[Entries with chart source code]
# # #

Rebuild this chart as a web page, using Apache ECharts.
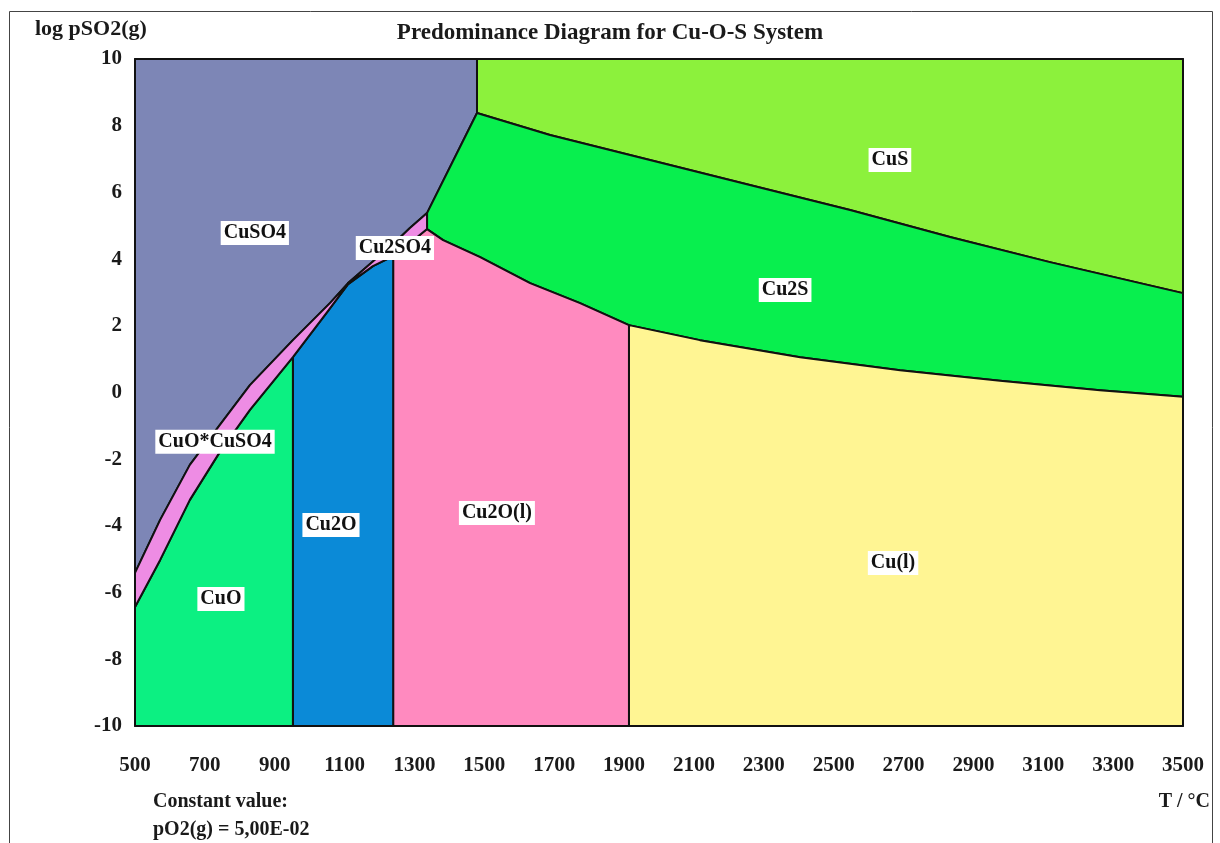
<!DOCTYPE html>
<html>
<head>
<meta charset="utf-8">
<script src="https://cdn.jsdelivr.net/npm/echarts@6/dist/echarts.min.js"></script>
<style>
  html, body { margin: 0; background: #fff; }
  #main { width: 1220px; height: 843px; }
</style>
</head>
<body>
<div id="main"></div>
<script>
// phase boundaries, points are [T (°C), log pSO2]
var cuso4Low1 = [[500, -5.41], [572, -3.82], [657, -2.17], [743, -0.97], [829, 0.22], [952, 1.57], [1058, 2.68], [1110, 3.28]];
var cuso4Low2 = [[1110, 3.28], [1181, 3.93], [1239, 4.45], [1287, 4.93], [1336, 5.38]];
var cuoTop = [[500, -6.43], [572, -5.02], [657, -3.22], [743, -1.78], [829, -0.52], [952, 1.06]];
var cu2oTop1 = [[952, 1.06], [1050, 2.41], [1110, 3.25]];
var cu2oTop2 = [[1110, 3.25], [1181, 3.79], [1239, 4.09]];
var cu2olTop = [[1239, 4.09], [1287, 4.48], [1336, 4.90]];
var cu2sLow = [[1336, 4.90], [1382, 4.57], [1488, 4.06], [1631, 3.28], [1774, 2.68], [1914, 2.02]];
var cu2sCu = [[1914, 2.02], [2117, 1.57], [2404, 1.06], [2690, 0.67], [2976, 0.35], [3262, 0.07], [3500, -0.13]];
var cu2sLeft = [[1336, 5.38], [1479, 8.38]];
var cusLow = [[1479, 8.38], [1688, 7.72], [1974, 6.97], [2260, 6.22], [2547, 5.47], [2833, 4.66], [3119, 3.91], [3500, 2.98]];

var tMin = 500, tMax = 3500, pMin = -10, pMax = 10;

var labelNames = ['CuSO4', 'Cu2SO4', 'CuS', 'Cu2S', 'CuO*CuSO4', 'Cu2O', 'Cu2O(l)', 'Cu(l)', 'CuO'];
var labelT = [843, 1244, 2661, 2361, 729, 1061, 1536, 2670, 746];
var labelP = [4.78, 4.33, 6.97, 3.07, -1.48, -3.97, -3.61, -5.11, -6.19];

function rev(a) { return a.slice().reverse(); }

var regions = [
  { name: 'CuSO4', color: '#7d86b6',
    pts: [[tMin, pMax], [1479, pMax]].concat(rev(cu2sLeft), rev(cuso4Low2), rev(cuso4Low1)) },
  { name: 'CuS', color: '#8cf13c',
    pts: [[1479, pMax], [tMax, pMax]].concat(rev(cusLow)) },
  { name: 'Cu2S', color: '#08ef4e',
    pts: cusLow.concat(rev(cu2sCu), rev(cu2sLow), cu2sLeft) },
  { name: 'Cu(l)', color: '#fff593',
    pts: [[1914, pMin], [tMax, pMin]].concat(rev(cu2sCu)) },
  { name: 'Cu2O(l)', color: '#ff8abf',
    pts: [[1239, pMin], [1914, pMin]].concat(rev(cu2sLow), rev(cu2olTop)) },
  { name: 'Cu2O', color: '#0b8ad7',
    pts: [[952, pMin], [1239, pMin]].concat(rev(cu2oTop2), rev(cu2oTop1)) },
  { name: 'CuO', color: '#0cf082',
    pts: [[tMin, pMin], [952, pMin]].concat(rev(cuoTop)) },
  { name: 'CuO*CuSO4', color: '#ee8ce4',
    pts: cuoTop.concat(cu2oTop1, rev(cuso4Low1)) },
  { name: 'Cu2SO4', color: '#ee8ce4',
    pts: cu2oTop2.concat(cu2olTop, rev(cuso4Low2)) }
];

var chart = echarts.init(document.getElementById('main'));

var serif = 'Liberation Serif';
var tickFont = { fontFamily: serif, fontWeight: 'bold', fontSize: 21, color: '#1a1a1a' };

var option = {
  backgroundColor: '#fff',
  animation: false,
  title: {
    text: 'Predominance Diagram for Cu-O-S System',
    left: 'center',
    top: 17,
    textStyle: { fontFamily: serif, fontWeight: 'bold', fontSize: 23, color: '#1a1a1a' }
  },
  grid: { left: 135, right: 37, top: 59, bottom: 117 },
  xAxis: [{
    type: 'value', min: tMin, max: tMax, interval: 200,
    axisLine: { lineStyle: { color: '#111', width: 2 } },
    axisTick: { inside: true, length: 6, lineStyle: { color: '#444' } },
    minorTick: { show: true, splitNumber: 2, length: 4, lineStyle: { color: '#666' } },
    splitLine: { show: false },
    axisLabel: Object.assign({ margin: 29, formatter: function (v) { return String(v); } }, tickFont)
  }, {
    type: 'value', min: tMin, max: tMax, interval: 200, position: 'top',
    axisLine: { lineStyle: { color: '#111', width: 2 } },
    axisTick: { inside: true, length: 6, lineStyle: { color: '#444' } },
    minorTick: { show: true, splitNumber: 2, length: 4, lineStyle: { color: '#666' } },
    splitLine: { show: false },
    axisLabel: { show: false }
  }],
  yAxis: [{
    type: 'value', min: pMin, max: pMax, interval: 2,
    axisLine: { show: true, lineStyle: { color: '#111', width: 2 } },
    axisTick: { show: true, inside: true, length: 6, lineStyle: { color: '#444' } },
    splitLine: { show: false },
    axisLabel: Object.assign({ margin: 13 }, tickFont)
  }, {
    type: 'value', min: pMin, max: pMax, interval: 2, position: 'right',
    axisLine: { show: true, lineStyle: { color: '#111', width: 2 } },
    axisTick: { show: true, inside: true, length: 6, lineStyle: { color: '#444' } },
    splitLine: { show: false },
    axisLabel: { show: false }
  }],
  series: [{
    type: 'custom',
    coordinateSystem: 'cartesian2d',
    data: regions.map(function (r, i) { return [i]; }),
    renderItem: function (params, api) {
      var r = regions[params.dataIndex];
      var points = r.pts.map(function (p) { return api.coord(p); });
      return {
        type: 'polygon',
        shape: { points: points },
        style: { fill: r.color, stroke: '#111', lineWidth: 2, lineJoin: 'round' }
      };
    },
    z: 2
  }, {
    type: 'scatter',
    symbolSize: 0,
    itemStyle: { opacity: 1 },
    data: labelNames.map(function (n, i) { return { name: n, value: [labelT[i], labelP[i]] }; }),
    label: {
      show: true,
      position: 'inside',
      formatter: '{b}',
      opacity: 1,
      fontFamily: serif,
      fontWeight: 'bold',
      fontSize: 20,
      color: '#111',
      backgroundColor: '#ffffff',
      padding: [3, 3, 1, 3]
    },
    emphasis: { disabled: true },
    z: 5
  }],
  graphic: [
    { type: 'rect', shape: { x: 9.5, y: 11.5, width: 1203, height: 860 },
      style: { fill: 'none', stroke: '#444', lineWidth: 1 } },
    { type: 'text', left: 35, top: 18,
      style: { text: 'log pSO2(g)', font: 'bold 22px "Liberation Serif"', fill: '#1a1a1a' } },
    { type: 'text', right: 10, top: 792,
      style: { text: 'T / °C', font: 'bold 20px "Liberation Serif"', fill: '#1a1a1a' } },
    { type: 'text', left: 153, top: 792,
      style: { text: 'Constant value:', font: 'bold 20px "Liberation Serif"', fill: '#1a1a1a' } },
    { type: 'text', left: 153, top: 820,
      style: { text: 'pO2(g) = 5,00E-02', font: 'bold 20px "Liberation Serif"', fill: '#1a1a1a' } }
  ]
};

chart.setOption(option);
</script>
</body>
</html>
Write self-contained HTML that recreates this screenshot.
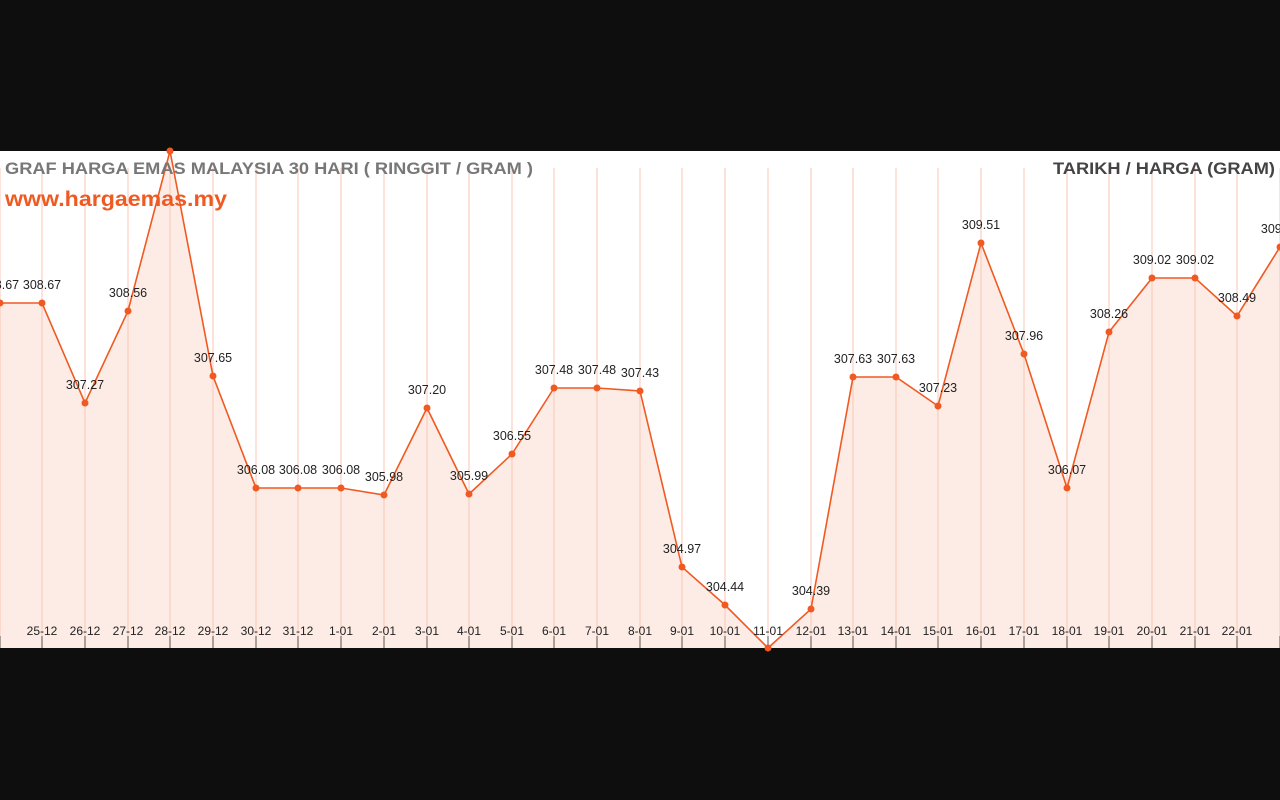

# # #

◆ **SET TASK**
Could the lines from the top of the material through the line with "3.91], [3500, 2.98]];" be repeated exactly, pictures left out?

◆ **WRITTEN ANSWER**
Rebuild this chart as a web page, using Apache ECharts.
<!DOCTYPE html>
<html>
<head>
<meta charset="utf-8">
<script src="https://cdn.jsdelivr.net/npm/echarts@6/dist/echarts.min.js"></script>
<style>
  html, body { margin: 0; background: #fff; }
  #main { width: 1220px; height: 843px; }
</style>
</head>
<body>
<div id="main"></div>
<script>
// phase boundaries, points are [T (°C), log pSO2]
var cuso4Low1 = [[500, -5.41], [572, -3.82], [657, -2.17], [743, -0.97], [829, 0.22], [952, 1.57], [1058, 2.68], [1110, 3.28]];
var cuso4Low2 = [[1110, 3.28], [1181, 3.93], [1239, 4.45], [1287, 4.93], [1336, 5.38]];
var cuoTop = [[500, -6.43], [572, -5.02], [657, -3.22], [743, -1.78], [829, -0.52], [952, 1.06]];
var cu2oTop1 = [[952, 1.06], [1050, 2.41], [1110, 3.25]];
var cu2oTop2 = [[1110, 3.25], [1181, 3.79], [1239, 4.09]];
var cu2olTop = [[1239, 4.09], [1287, 4.48], [1336, 4.90]];
var cu2sLow = [[1336, 4.90], [1382, 4.57], [1488, 4.06], [1631, 3.28], [1774, 2.68], [1914, 2.02]];
var cu2sCu = [[1914, 2.02], [2117, 1.57], [2404, 1.06], [2690, 0.67], [2976, 0.35], [3262, 0.07], [3500, -0.13]];
var cu2sLeft = [[1336, 5.38], [1479, 8.38]];
var cusLow = [[1479, 8.38], [1688, 7.72], [1974, 6.97], [2260, 6.22], [2547, 5.47], [2833, 4.66], [3119, 3.91], [3500, 2.98]];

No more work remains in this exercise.